- [Rows]:
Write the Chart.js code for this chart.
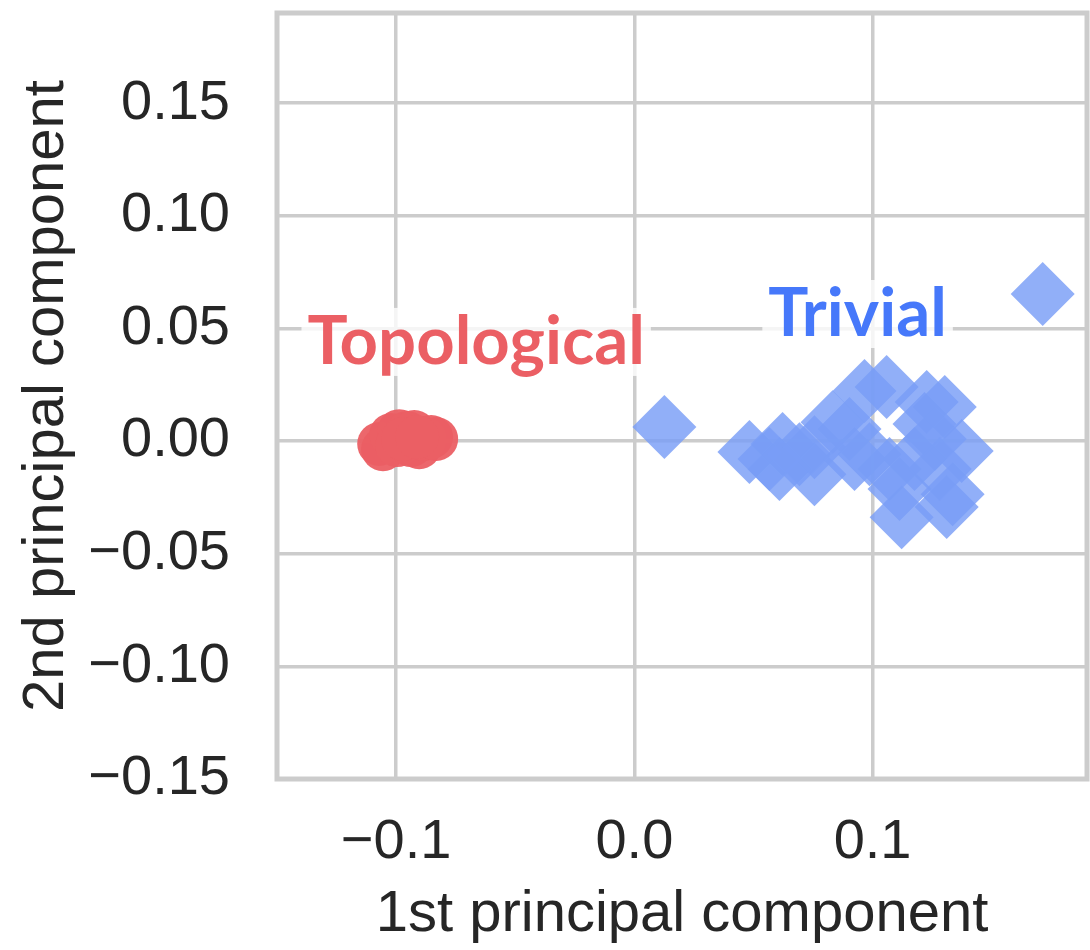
<!DOCTYPE html>
<html>
<head>
<meta charset="utf-8">
<script src="https://cdn.jsdelivr.net/npm/chart.js@4"></script>
<style>
  html, body { margin: 0; padding: 0; background: #fff; }
  canvas { display: block; }
</style>
</head>
<body>
<canvas id="pcaChart" width="1090" height="950"></canvas>
<script>
// PCA projection
const topoX = [-0.1071, -0.1055, -0.1021, -0.0987, -0.0954, -0.0924, -0.0996, -0.0937, -0.0903, -0.0882, -0.0853, -0.0832, -0.0971, -0.0912];
const topoY = [-0.0013, -0.0036, 0.0027, 0.0044, 0.0036, 0.0040, -0.0018, -0.0018, -0.0027, 0.0009, 0.0018, 0.0009, 0.0009, 0.0018];

const trivX = [0.0126, 0.1714, 0.0483, 0.0622, 0.0609, 0.0756, 0.0693, 0.0832, 0.0567, 0.0756, 0.0966, 0.1059, 0.1227, 0.1303,
  0.1374, 0.1122, 0.1311, 0.1336, 0.0987, 0.1071, 0.1176, 0.1261, 0.1218, 0.0903, 0.1113, 0.1282, 0.0924];
const trivY = [0.0062, 0.0653, -0.0049, -0.0013, -0.0124, -0.0147, -0.0058, 0.0084, -0.0080, -0.0027, 0.0222, 0.0240, 0.0173, 0.0151,
  -0.0044, -0.0338, -0.0293, -0.0236, -0.0058, -0.0124, -0.0080, 0.0009, 0.0076, 0.0053, -0.0213, -0.0124, -0.0080];

const xTicks = [-0.1, 0.0, 0.1];
const yTicks = [-0.15, -0.10, -0.05, 0.00, 0.05, 0.10, 0.15];

const groupNames = ['Topological', 'Trivial'];
const labelX = [-0.0664, 0.0937];
const labelY = [0.044, 0.0564];

const RED = 'rgb(235,95,100)';
const BLUE = 'rgb(70,120,250)';
const GRID = '#cccccc';
const INK = '#262626';
const FONT = '"Liberation Sans", Arial, sans-serif';

const minus = v => String(v).replace('-', '\u2212');
const noPad = s => { s.paddingTop = 0; s.paddingBottom = 0; s.paddingLeft = 0; s.paddingRight = 0; };

// full frame around the plot, like the seaborn whitegrid spines
const frame = {
  id: 'frame',
  beforeDatasetsDraw(chart) {
    const a = chart.chartArea, c = chart.ctx;
    c.save();
    c.strokeStyle = GRID;
    c.lineWidth = 5;
    c.strokeRect(a.left, a.top, a.right - a.left, a.bottom - a.top);
    c.restore();
  }
};

// group labels with a translucent white box
const groupLabels = {
  id: 'groupLabels',
  afterDatasetsDraw(chart) {
    const c = chart.ctx, xs = chart.scales.x, ys = chart.scales.y;
    const colors = [RED, BLUE];
    c.save();
    c.font = 'bold 67px Lato, sans-serif';
    c.textAlign = 'center';
    c.textBaseline = 'middle';
    groupNames.forEach((name, i) => {
      const px = xs.getPixelForValue(labelX[i]);
      const py = ys.getPixelForValue(labelY[i]);
      const w = c.measureText(name).width;
      c.fillStyle = 'rgba(255,255,255,0.8)';
      c.fillRect(px - w / 2 - 6, py - 34, w + 12, 68);
      c.fillStyle = colors[i];
      c.fillText(name, px, py);
    });
    c.restore();
  }
};

new Chart(document.getElementById('pcaChart'), {
  type: 'scatter',
  data: {
    datasets: [
      {
        label: groupNames[0],
        data: topoX.map((x, i) => ({ x: x, y: topoY[i] })),
        pointStyle: 'circle',
        pointRadius: 22,
        backgroundColor: 'rgba(235,95,100,0.95)',
        borderWidth: 0
      },
      {
        label: groupNames[1],
        data: trivX.map((x, i) => ({ x: x, y: trivY[i] })),
        pointStyle: 'rectRot',
        pointRadius: 32,
        backgroundColor: 'rgba(121,157,246,0.82)',
        borderWidth: 0
      }
    ]
  },
  options: {
    responsive: false,
    animation: false,
    layout: { autoPadding: false, padding: { top: 13, right: 3, left: 0, bottom: 0 } },
    plugins: { legend: { display: false }, tooltip: { enabled: false } },
    scales: {
      x: {
        type: 'linear',
        min: -0.15,
        max: 0.19,
        afterBuildTicks: s => { s.ticks = xTicks.map(v => ({ value: v })); },
        afterFit: s => { s.height = 171; noPad(s); },
        border: { display: false },
        grid: { color: GRID, lineWidth: 3.5, drawTicks: false },
        ticks: {
          font: { family: FONT, size: 56 },
          color: INK,
          padding: 30,
          maxRotation: 0,
          callback: v => minus(v.toFixed(1))
        },
        title: {
          display: true,
          text: '1st principal component',
          font: { family: FONT, size: 58 },
          color: INK,
          padding: { top: 0, bottom: 0 }
        }
      },
      y: {
        type: 'linear',
        min: -0.15,
        max: 0.19,
        afterBuildTicks: s => { s.ticks = yTicks.map(v => ({ value: v })); },
        afterFit: s => { s.width = 277; noPad(s); },
        border: { display: false },
        grid: { color: GRID, lineWidth: 3.5, drawTicks: false },
        ticks: {
          font: { family: FONT, size: 56 },
          color: INK,
          padding: 47,
          callback: v => minus(v.toFixed(2))
        },
        title: {
          display: true,
          text: '2nd principal component',
          font: { family: FONT, size: 58 },
          color: INK,
          padding: { top: 12, bottom: 0 }
        }
      }
    }
  },
  plugins: [frame, groupLabels]
});
</script>
</body>
</html>
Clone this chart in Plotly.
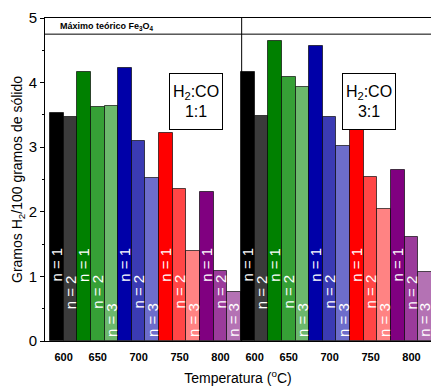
import plotly.graph_objects as go

# ---------------- data ----------------
temperatures = ["600", "650", "700", "750", "800"]
ratio_labels = ["1:1", "3:1"]
cycle_labels = ["n = 1", "n = 2", "n = 3"]
# grams H2 / 100 g solid, per temperature, per cycle n
h2_ratio_1_1 = [[3.53, 3.46], [4.16, 3.62, 3.64], [4.22, 3.09, 2.53], [3.22, 2.35, 1.39], [2.31, 1.09, 0.76]]
h2_ratio_3_1 = [[4.16, 3.48], [4.65, 4.08, 3.93], [4.57, 3.47, 3.02], [3.37, 2.54, 2.05], [2.64, 1.61, 1.07]]
theoretical_max = 4.75

# ---------------- style ----------------
shades = {
    "600": ["#000000", "#3b3b3b"],
    "650": ["#008000", "#36a036", "#6cb86c"],
    "700": ["#0000a8", "#3b3bb4", "#6d6dcb"],
    "750": ["#ff0000", "#ff4646", "#ff8383"],
    "800": ["#800080", "#9b3b9b", "#b472b4"],
}
label_heights = [1.18, 0.76, 0.33]
FONT = "Liberation Sans, Arial, sans-serif"

fig = go.Figure()
annotations = []
tickvals, ticktext = [], []
pos = 0
for panel, values in zip(ratio_labels, [h2_ratio_1_1, h2_ratio_3_1]):
    xs, ys, cols = [], [], []
    for t, group in zip(temperatures, values):
        start = pos
        for k, v in enumerate(group):
            xs.append(pos)
            ys.append(v)
            cols.append(shades[t][k])
            annotations.append(dict(
                x=pos, y=label_heights[k], xref="x", yref="y", text=cycle_labels[k],
                textangle=-90, showarrow=False,
                font=dict(family=FONT, size=15, color="white")))
            pos += 1
        tickvals.append((start + pos - 1) / 2)
        ticktext.append(t)
    fig.add_trace(go.Bar(
        x=xs, y=ys, width=1, name="H2:CO " + panel,
        marker=dict(color=cols, line=dict(color="rgba(0,0,0,0.65)", width=1)),
        showlegend=False, hoverinfo="x+y"))

# theoretical max line and panel divider
fig.add_shape(type="line", xref="paper", yref="y", x0=0, x1=1,
              y0=theoretical_max, y1=theoretical_max, line=dict(color="black", width=1))
fig.add_shape(type="line", xref="x", yref="y", x0=13.55, x1=13.55, y0=0, y1=5,
              line=dict(color="black", width=1), layer="below")

annotations.append(dict(
    x=0.034, y=(theoretical_max + 5) / 2, xref="paper", yref="y", xanchor="left",
    text="<b>Máximo teórico Fe<sub>3</sub>O<sub>4</sub></b>", showarrow=False,
    font=dict(family=FONT, size=9, color="black")))
for xp, r in zip([0.392, 0.91], ratio_labels):
    annotations.append(dict(
        x=xp, y=0.831, xref="paper", yref="paper",
        text="H<sub>2</sub>:CO<br>" + r, showarrow=False,
        width=46, height=49, borderpad=3, bordercolor="black", borderwidth=1,
        bgcolor="white", font=dict(family=FONT, size=16, color="black")))

fig.update_layout(
    width=431, height=386,
    margin=dict(l=45, r=0, t=18, b=45),
    plot_bgcolor="white", paper_bgcolor="white",
    bargap=0,
    annotations=annotations,
    font=dict(family=FONT, color="black"),
    xaxis=dict(
        range=[-0.867, 27.43], tickmode="array", tickvals=tickvals, ticktext=ticktext,
        showline=True, linecolor="black", linewidth=1, mirror=True, ticks="",
        showgrid=False, zeroline=False, ticklabelstandoff=6,
        tickfont=dict(family=FONT, size=11, color="black", weight="bold"),
        title=dict(text="Temperatura (<sup>o</sup>C)", standoff=10,
                   font=dict(family=FONT, size=14, color="black")),
        automargin=False),
    yaxis=dict(
        range=[0, 5], dtick=1, tick0=0, showline=True, linecolor="black", linewidth=1,
        ticks="outside", ticklen=4, tickcolor="black", showgrid=False, zeroline=False,
        minor=dict(dtick=0.5, ticks="outside", ticklen=2, tickcolor="black"),
        tickfont=dict(family=FONT, size=15, color="black"),
        title=dict(text="Gramos H<sub>2</sub>/100 gramos de sólido", standoff=2,
                   font=dict(family=FONT, size=14, color="black")),
        automargin=False),
)

fig.write_html("out.html", config={"displayModeBar": False},
               post_script="document.body.style.margin='0';document.body.style.overflow='hidden';")
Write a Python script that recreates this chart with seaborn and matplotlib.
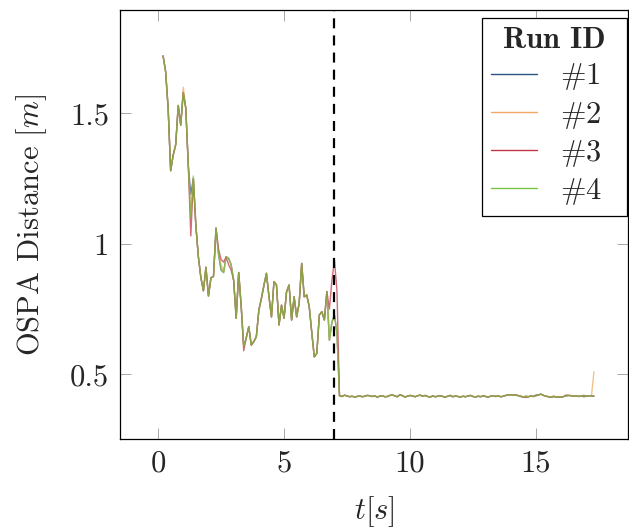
import numpy as np
import pandas as pd
import matplotlib
matplotlib.use("Agg")
import matplotlib.pyplot as plt
from matplotlib.font_manager import FontProperties
import seaborn as sns

# ---- data -----------------------------------------------------------------
run_ids = ["#1", "#2", "#3", "#4"]
run_colors = ["#2c5282", "#f2a863", "#c03448", "#78c443"]

t_start = 0.2     # first sample [s]
t_step = 0.1      # sampling period [s]
switch_time = 7.0  # dashed marker [s]

# shared OSPA trace before the switch (t = 0.2 ... 7.1)
ospa_transient = [
    1.72, 1.66, 1.52, 1.28, 1.34, 1.38, 1.53, 1.455, 1.58, 1.52,
    1.30, 1.10, 1.25, 1.07, 0.95, 0.87, 0.82, 0.91, 0.80, 0.87,
    0.875, 1.06, 0.96, 0.90, 0.89, 0.95, 0.945, 0.92, 0.86, 0.715,
    0.89, 0.76, 0.606, 0.64, 0.682, 0.612, 0.625, 0.644, 0.746, 0.79,
    0.84, 0.887, 0.80, 0.72, 0.855, 0.842, 0.689, 0.765, 0.715, 0.817,
    0.842, 0.708, 0.797, 0.72, 0.772, 0.925, 0.797, 0.804, 0.759, 0.66,
    0.567, 0.58, 0.727, 0.74, 0.708, 0.817, 0.631, 0.70, 0.727, 0.66,
]

# shared OSPA trace after the switch (t = 7.2 ... 17.3)
ospa_steady = [
    0.418, 0.415, 0.420, 0.417, 0.414, 0.416, 0.413, 0.415,
    0.417, 0.414, 0.416, 0.419, 0.418, 0.415, 0.417, 0.413, 0.416, 0.418,
    0.414, 0.415, 0.419, 0.421, 0.417, 0.414, 0.422, 0.418, 0.413, 0.416,
    0.419, 0.417, 0.414, 0.418, 0.420, 0.416, 0.419, 0.415, 0.413, 0.417,
    0.414, 0.416, 0.418, 0.415, 0.413, 0.416, 0.419, 0.414, 0.417, 0.415,
    0.413, 0.416, 0.414, 0.417, 0.419, 0.415, 0.413, 0.416, 0.414, 0.418,
    0.415, 0.413, 0.416, 0.418, 0.415, 0.417, 0.414, 0.416, 0.419, 0.421,
    0.422, 0.420, 0.421, 0.418, 0.415, 0.413, 0.416, 0.414, 0.417, 0.415,
    0.418, 0.421, 0.424, 0.419, 0.416, 0.414, 0.412, 0.415, 0.413, 0.414,
    0.412, 0.415, 0.417, 0.419, 0.418, 0.416, 0.418, 0.415, 0.417, 0.419,
    0.416, 0.418, 0.417, 0.416,
]

# samples where an individual run departs from the shared trace
run_deviations = {
    "#1": {1.3: 1.19, 15.0: 0.421, 16.9: 0.414},
    "#2": {1.0: 1.60, 2.5: 0.92, 14.4: 0.419, 15.7: 0.418, 17.3: 0.51},
    "#3": {1.3: 1.03, 2.4: 0.98, 2.5: 0.94, 2.6: 0.93, 2.8: 0.92, 2.9: 0.90,
           3.4: 0.59, 6.8: 0.75, 6.9: 0.86, 7.0: 0.938, 7.1: 0.82,
           14.6: 0.411, 16.2: 0.421},
    "#4": {1.4: 1.26},
}

# ---- long-form table ------------------------------------------------------
shared = ospa_transient + ospa_steady
times = np.round(t_start + t_step * np.arange(len(shared)), 1)
frames = []
for rid in run_ids:
    vals = list(shared)
    for t_dev, v in run_deviations[rid].items():
        vals[int(np.argmin(np.abs(times - t_dev)))] = v
    frames.append(pd.DataFrame({"t": times, "ospa": vals, "run": rid}))
df = pd.concat(frames, ignore_index=True)

# ---- style ----------------------------------------------------------------
sns.set_style("ticks")
plt.rcParams["font.family"] = ["cmr10"]
plt.rcParams["mathtext.fontset"] = "cm"
plt.rcParams["axes.formatter.use_mathtext"] = True
plt.rcParams["axes.unicode_minus"] = False
fs = 22

fig = plt.figure(figsize=(6.29, 5.29), dpi=100)
ax = fig.add_axes([0.1908, 0.1696, 0.8076, 0.8115])

sns.lineplot(data=df, x="t", y="ospa", hue="run", hue_order=run_ids,
             palette=run_colors, estimator=None, sort=False,
             linewidth=1.0, alpha=0.72, ax=ax)

ax.axvline(switch_time, color="black", linestyle=(0, (4.5, 3.2)),
           linewidth=1.6, zorder=5)

ax.set_xlim(-1.51, 18.65)
ax.set_ylim(0.251, 1.896)
ax.set_xticks([0, 5, 10, 15])
ax.set_yticks([0.5, 1, 1.5])
ax.set_xticklabels(["0", "5", "10", "15"])
ax.set_yticklabels(["0.5", "1", "1.5"])

ax.tick_params(direction="in", length=8, width=0.6, color="#999999",
               labelsize=fs, top=True, right=True, pad=8)
for sp in ax.spines.values():
    sp.set_linewidth(0.9)
    sp.set_color("black")

ax.set_xlabel(r"$t[s]$", fontsize=fs, labelpad=12)
ax.set_ylabel(r"OSPA Distance $[m]$", fontsize=fs, labelpad=15)

handles, labels = ax.get_legend_handles_labels()
for h in handles:
    h.set_alpha(1.0)
    h.set_linewidth(1.0)
leg = ax.legend(handles, [r"$\#%s$" % l[1:] for l in labels],
                title="Run ID", loc="upper right", mode="expand",
                bbox_to_anchor=(0.7126, 0.5, 0.2854, 0.4807), borderaxespad=0,
                fontsize=fs, title_fontproperties=FontProperties(family="cmb10", size=fs),
                frameon=True, fancybox=False, shadow=False, framealpha=1,
                edgecolor="black", handlelength=1.5, handletextpad=0.75,
                labelspacing=0.23, borderpad=0.3)
leg.get_frame().set_linewidth(0.9)

fig.savefig("out.png", dpi=100)
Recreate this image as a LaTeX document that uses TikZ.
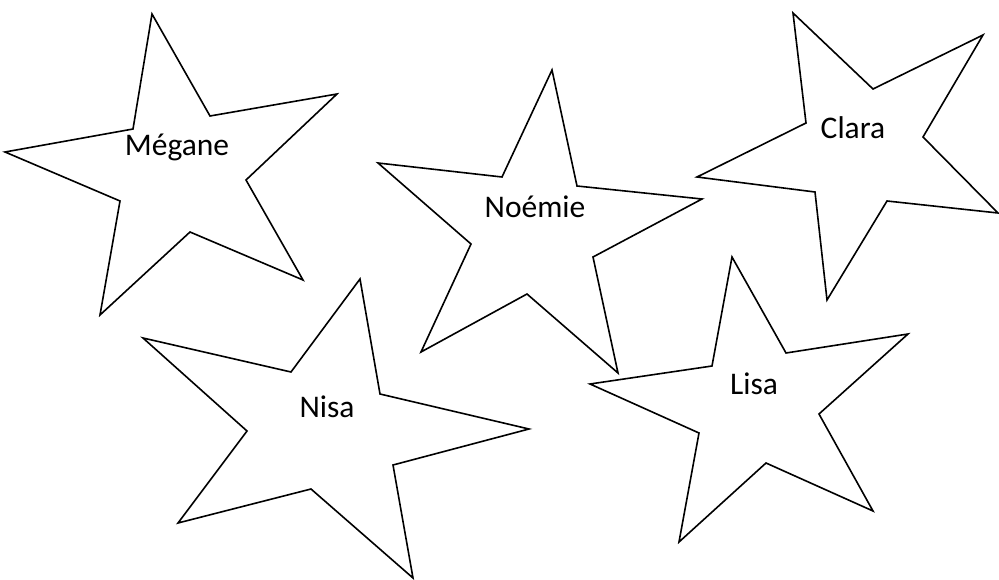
\documentclass[tikz,border=0pt]{standalone}
\usepackage{fontspec}
\setmainfont{Carlito}
\begin{document}
\begin{tikzpicture}[x=1pt,y=-1pt,
  starline/.style={draw=black,line width=1.6pt,line join=miter,fill=white},
  lbl/.style={font=\fontsize{31.5}{36}\selectfont,inner sep=0pt,anchor=center}]
\useasboundingbox[fill=white] (0,0) rectangle (999,580);
% Megane
\draw[starline] (152,14) -- (210,116) -- (337,94) -- (246,180) -- (303,280) -- (190,232) -- (100,315) -- (120,201) -- (5,152) -- (133,129) -- cycle;
\node[lbl] (megane) at (177,147) {Mégane};
% Noemie
\draw[starline] (552,70) -- (577,186) -- (702,199) -- (593,257) -- (618,373) -- (527,294) -- (421,352) -- (471,244) -- (378,163) -- (502,177) -- cycle;
\node[lbl] (noemie) at (535,207) {Noémie};
% Clara
\draw[starline] (793,13) -- (873,89) -- (983,35) -- (923,137) -- (998,213) -- (887,201) -- (827,300) -- (815,192) -- (697,177) -- (806,123) -- cycle;
\node[lbl] (clara) at (853,128) {Clara};
% Nisa
\draw[starline] (360,279) -- (380,394) -- (529,429) -- (393,465) -- (413,578) -- (311,489) -- (178,523) -- (247,431) -- (143,338) -- (291,372) -- cycle;
\node[lbl] (nisa) at (327,407) {Nisa};
% Lisa
\draw[starline] (732,257) -- (786,353) -- (908,334) -- (819,414) -- (873,511) -- (766,463) -- (679,542) -- (699,433) -- (590,384) -- (712,366) -- cycle;
\node[lbl] (lisa) at (754,384) {Lisa};
\end{tikzpicture}
\end{document}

- [Request]:
Starting at the line containing "Clone this chart in Plotly." and stopping after the line containing "theoretical_max = 4.75", give the lines again exactly and leave out every image.

- [Solution]:
Clone this chart in Plotly.
import plotly.graph_objects as go

# ---------------- data ----------------
temperatures = ["600", "650", "700", "750", "800"]
ratio_labels = ["1:1", "3:1"]
cycle_labels = ["n = 1", "n = 2", "n = 3"]
# grams H2 / 100 g solid, per temperature, per cycle n
h2_ratio_1_1 = [[3.53, 3.46], [4.16, 3.62, 3.64], [4.22, 3.09, 2.53], [3.22, 2.35, 1.39], [2.31, 1.09, 0.76]]
h2_ratio_3_1 = [[4.16, 3.48], [4.65, 4.08, 3.93], [4.57, 3.47, 3.02], [3.37, 2.54, 2.05], [2.64, 1.61, 1.07]]
theoretical_max = 4.75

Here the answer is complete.